The first mental model is:
A process is a resource and isolation container. A thread is a schedulable execution context inside that container.
What Threads Share
Threads in the same process usually share:
- virtual address space
- heap memory
- global variables
- loaded code
- open file descriptors
- current process identity and permissions
- many process-level resources
This sharing makes communication between threads easy.
They can access the same memory.
It also makes mistakes easier.
One thread can corrupt data another thread expects to be stable.
What Each Thread Owns
Each thread needs its own execution state.
Important examples include:
- instruction pointer
- CPU registers while running
- stack
- scheduling state
- thread-local storage
- signal mask or related per-thread state on some systems
Separate stacks are especially important.
If two threads used the same call stack for ordinary execution, their function calls and local variables would overwrite each other.
Each thread needs its own call chain.
Threads and Scheduling
Modern operating systems commonly schedule threads, not just whole processes.
If a process has multiple threads, the scheduler may run different threads on different CPU cores at the same time.
It may also preempt one thread and run another.
This means overlapping execution can happen inside one process.
Code that looked sequential in a single-threaded program may become interleaved with code running on another thread.
Shared Memory Creates Data Races
Because threads share an address space, they can access the same variables.
If two threads access the same data at the same time and at least one writes, the result may depend on timing unless synchronization is used.
This is the core reason thread programming requires locks, atomics, condition variables, or other coordination mechanisms.
The operating system provides low-level support for blocking and waking threads.
Language runtimes and libraries often provide higher-level synchronization APIs.
Thread Failure and Process Failure
Threads are not isolated from each other like separate processes.
If one thread corrupts shared memory, the whole process may behave incorrectly.
If one thread causes an unhandled fatal fault, the process may terminate.

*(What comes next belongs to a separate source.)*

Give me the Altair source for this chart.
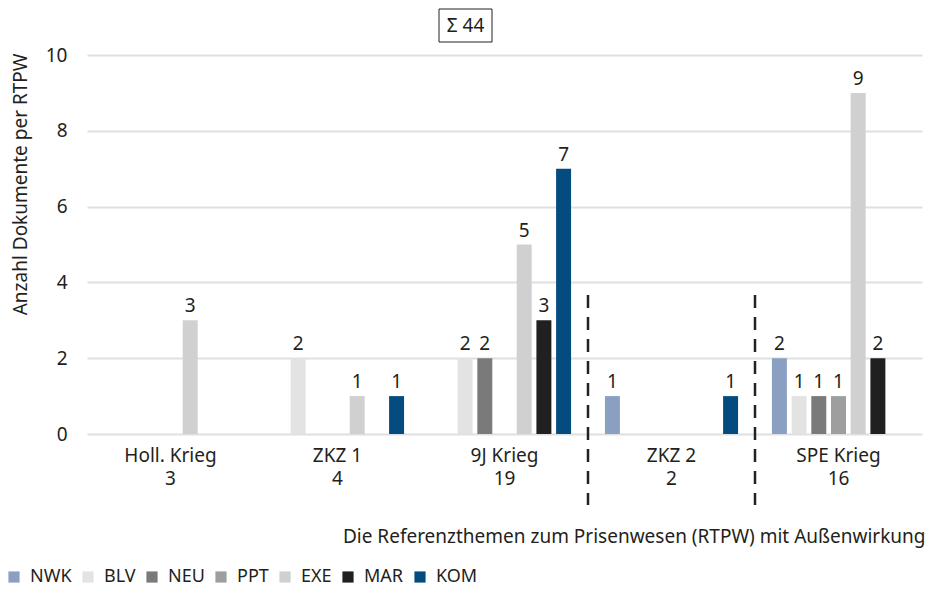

The details vary by OS, signal behavior, and runtime, but the boundary is important:
Threads share fate more closely than separate processes because they live inside the same process context.
Why Threads Exist
Threads are useful because they allow one process to have multiple activities in progress.
Examples include:
- serving multiple requests
- doing background work while a UI stays responsive
- overlapping I/O waits with computation
- using multiple CPU cores for parallel work
- separating runtime support work from application work
Threads are not always the best concurrency model, but they are a fundamental OS-supported way to represent multiple execution paths inside one process.
Core Mental Model
A thread is the schedulable execution state inside a process.
The process provides the shared address space and resources.
The thread provides a current path of execution through code.
When reasoning about threaded code, ask:
Is this state per-process and shared, or per-thread and separate?
Final Summary
Threads let one process contain multiple execution paths.
They share process memory and resources, but each thread has its own stack, registers, instruction position, and scheduling state.
That combination makes threads powerful for concurrency and risky when shared memory is not coordinated.